DIRECTION: Extract, in full, the lines below, beginning at the first and ending with the line that contains "ax.set_ylim(5.48, -0.5)". Pictures do not belong in the copy.

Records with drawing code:
= = = = = = =

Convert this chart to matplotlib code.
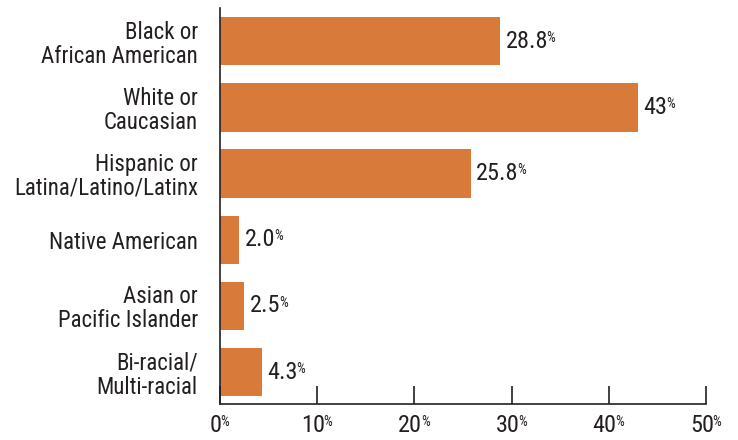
import matplotlib.pyplot as plt
from matplotlib import font_manager
from matplotlib.transforms import offset_copy

categories = ['Black or\nAfrican American', 'White or\nCaucasian',
              'Hispanic or\nLatina/Latino/Latinx', 'Native American',
              'Asian or\nPacific Islander', 'Bi-racial/\nMulti-racial']
values = [28.8, 43, 25.8, 2.0, 2.5, 4.3]
value_labels = ['28.8', '43', '25.8', '2.0', '2.5', '4.3']
xticks = [0, 10, 20, 30, 40, 50]

installed = {f.name for f in font_manager.fontManager.ttflist}
fam = 'DejaVu Sans'
for cand in ['Roboto Condensed', 'Liberation Sans Narrow', 'Roboto']:
    if cand in installed:
        fam = cand
        break
plt.rcParams['font.family'] = [fam, 'DejaVu Sans']
ink = '#231f20'

fig = plt.figure(figsize=(7.38, 4.40), dpi=100)
ax = fig.add_axes([220/738, 1-404/440, 486/738, 396/440])

y = range(len(values))
ax.barh(y, values, height=0.73, color='#d87b3a')
ax.set_xlim(0, 50)
ax.set_ylim(5.48, -0.5)

for s in ['top', 'right']:
    ax.spines[s].set_visible(False)
for s in ['left', 'bottom']:
    ax.spines[s].set_color(ink)
    ax.spines[s].set_linewidth(1.2)

ax.set_yticks(list(y))
ax.set_yticklabels(categories, fontsize=16.5, color=ink, linespacing=1.05,
                   fontweight='normal')
ax.tick_params(axis='y', length=0, pad=16)

ax.set_xticks(xticks)
ax.set_xticklabels([])
ax.tick_params(axis='x', direction='in', length=13, width=1.2, color=ink)

for xv in xticks:
    t = ax.text(xv, 5.48, str(xv), fontsize=17.5, color=ink, ha='center', va='top',
                transform=offset_copy(ax.transData, fig=fig, x=-3, y=-7, units='points'))
    ax.annotate('%', xy=(1, 0.95), xycoords=t, xytext=(-1, 0),
                textcoords='offset points', fontsize=10, color=ink,
                ha='left', va='top')

for i, (v, lab) in enumerate(zip(values, value_labels)):
    t = ax.annotate(lab, xy=(v, i), xytext=(4, 0), textcoords='offset points',
                    fontsize=17.5, color=ink, ha='left', va='center')
    ax.annotate('%', xy=(1, 0.95), xycoords=t, xytext=(-1, 0),
                textcoords='offset points', fontsize=10, color=ink,
                ha='left', va='top')

fig.savefig('out.png', dpi=100)
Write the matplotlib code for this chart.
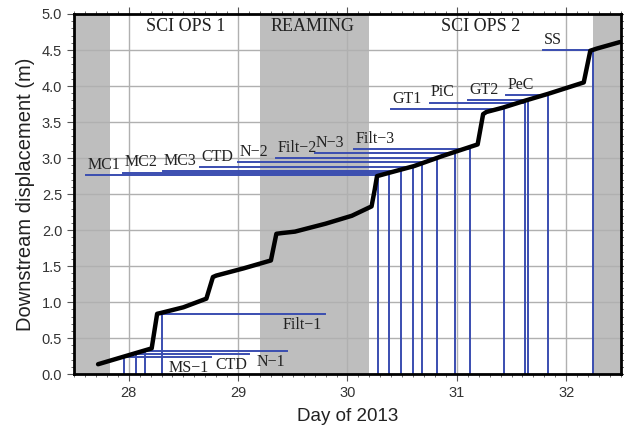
import matplotlib
matplotlib.use("Agg")
import matplotlib.pyplot as plt
from matplotlib.ticker import MultipleLocator

# Displacement curve (day of 2013, metres)
curve_day = [27.72, 28.21, 28.26, 28.29, 28.50, 28.71, 28.77, 28.80, 29.05, 29.30, 29.35, 29.40,
             29.52, 29.80, 30.04, 30.22, 30.25, 30.27, 30.39, 30.61, 30.87, 31.11, 31.19, 31.24,
             31.27, 31.42, 31.63, 31.83, 32.16, 32.22, 32.28, 32.49]
curve_disp = [0.14, 0.36, 0.84, 0.85, 0.93, 1.05, 1.35, 1.37, 1.47, 1.58, 1.95, 1.96,
              1.98, 2.09, 2.20, 2.33, 2.57, 2.75, 2.80, 2.89, 3.03, 3.15, 3.19, 3.61,
              3.64, 3.70, 3.80, 3.89, 4.05, 4.49, 4.52, 4.61]

# Shaded periods
shade_start = [27.5, 29.2, 32.24]
shade_end = [27.83, 30.2, 32.5]

# Period labels
period_names = ["SCI OPS 1", "REAMING", "SCI OPS 2"]
period_day = [28.52, 29.68, 31.22]

# Upper events: label extends left from event time
up_names = ["MC1", "MC2", "MC3", "CTD", "N\u22122", "Filt\u22122", "N\u22123", "Filt\u22123",
            "GT1", "PiC", "GT2", "PeC", "SS"]
up_day = [30.28, 30.38, 30.49, 30.60, 30.68, 30.82, 30.98, 31.12,
          31.43, 31.62, 31.65, 31.83, 32.24]
up_disp = [2.76, 2.80, 2.82, 2.88, 2.94, 3.00, 3.07, 3.13,
           3.68, 3.77, 3.80, 3.88, 4.50]
up_label_day = [27.61, 27.95, 28.31, 28.65, 29.00, 29.35, 29.70, 30.06,
                30.40, 30.75, 31.10, 31.45, 31.79]

# Lower events: label extends right from event time
low_names = ["MS\u22121", "CTD", "N\u22121", "Filt\u22121"]
low_day = [27.96, 28.07, 28.15, 28.30]
low_disp = [0.237, 0.283, 0.325, 0.84]
low_label_day = [28.75, 29.10, 29.45, 29.79]

blue = "#3a4db0"
gray_shade = "#bebebe"

fig = plt.figure(figsize=(6.24, 4.30), dpi=100)
ax = fig.add_axes([0.1186, 0.1295, 0.8765, 0.8380])

for s, e in zip(shade_start, shade_end):
    ax.axvspan(s, e, color=gray_shade, lw=0, zorder=0)

ax.set_xlim(27.5, 32.5)
ax.set_ylim(0, 5)
ax.xaxis.set_major_locator(MultipleLocator(1))
ax.xaxis.set_minor_locator(MultipleLocator(0.1))
ax.yaxis.set_major_locator(MultipleLocator(0.5))
ax.yaxis.set_minor_locator(MultipleLocator(0.1))
ax.yaxis.set_major_formatter(matplotlib.ticker.FormatStrFormatter("%.1f"))
ax.grid(True, which="major", color="#b0b0b0", lw=1.0, zorder=1)
ax.set_axisbelow(True)

ax.tick_params(which="both", direction="out", top=True, right=True, color="#555555",
               labelcolor="#333333", labelsize=10.5, labelfontfamily="Liberation Sans")
ax.tick_params(which="major", length=5, width=0.8)
ax.tick_params(which="minor", length=2.5, width=0.6)
for sp in ax.spines.values():
    sp.set_linewidth(2.0)
    sp.set_zorder(6)

# event lines
for d, y, lx in zip(up_day, up_disp, up_label_day):
    ax.plot([d, d], [0, y], color=blue, lw=1.4, zorder=3)
    ax.plot([lx, d], [y, y], color=blue, lw=1.4, zorder=3)
for d, y, lx in zip(low_day, low_disp, low_label_day):
    ax.plot([d, d], [0, y], color=blue, lw=1.4, zorder=3)
    ax.plot([d, lx], [y, y], color=blue, lw=1.4, zorder=3)

ax.plot(curve_day, curve_disp, color="black", lw=3.2, solid_capstyle="round",
        solid_joinstyle="round", zorder=4)

serif = "Liberation Serif"
for n, lx, y in zip(up_names, up_label_day, up_disp):
    ax.text(lx + 0.01, y + 0.03, n, family=serif, fontsize=11.5, ha="left", va="bottom",
            color="#222222", zorder=5)
for n, lx, y in zip(low_names, low_label_day, low_disp):
    ax.text(lx - 0.02, y - 0.04, n, family=serif, fontsize=11.5, ha="right", va="top",
            color="#222222", zorder=5)
for n, d in zip(period_names, period_day):
    ax.text(d, 4.83, n, family=serif, fontsize=13, ha="center", va="center",
            color="#222222", zorder=5)

ax.set_xlabel("Day of 2013", family="Liberation Sans", fontsize=13.5, color="#222222", labelpad=6)
ax.set_ylabel("Downstream displacement (m)", family="Liberation Sans", fontsize=14.5,
              color="#222222", labelpad=5)

fig.savefig("out.png", dpi=100)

= = = = = = =

OUTPUT OF THE EXERCISE:
Convert this chart to matplotlib code.
import matplotlib.pyplot as plt
from matplotlib import font_manager
from matplotlib.transforms import offset_copy

categories = ['Black or\nAfrican American', 'White or\nCaucasian',
              'Hispanic or\nLatina/Latino/Latinx', 'Native American',
              'Asian or\nPacific Islander', 'Bi-racial/\nMulti-racial']
values = [28.8, 43, 25.8, 2.0, 2.5, 4.3]
value_labels = ['28.8', '43', '25.8', '2.0', '2.5', '4.3']
xticks = [0, 10, 20, 30, 40, 50]

installed = {f.name for f in font_manager.fontManager.ttflist}
fam = 'DejaVu Sans'
for cand in ['Roboto Condensed', 'Liberation Sans Narrow', 'Roboto']:
    if cand in installed:
        fam = cand
        break
plt.rcParams['font.family'] = [fam, 'DejaVu Sans']
ink = '#231f20'

fig = plt.figure(figsize=(7.38, 4.40), dpi=100)
ax = fig.add_axes([220/738, 1-404/440, 486/738, 396/440])

y = range(len(values))
ax.barh(y, values, height=0.73, color='#d87b3a')
ax.set_xlim(0, 50)
ax.set_ylim(5.48, -0.5)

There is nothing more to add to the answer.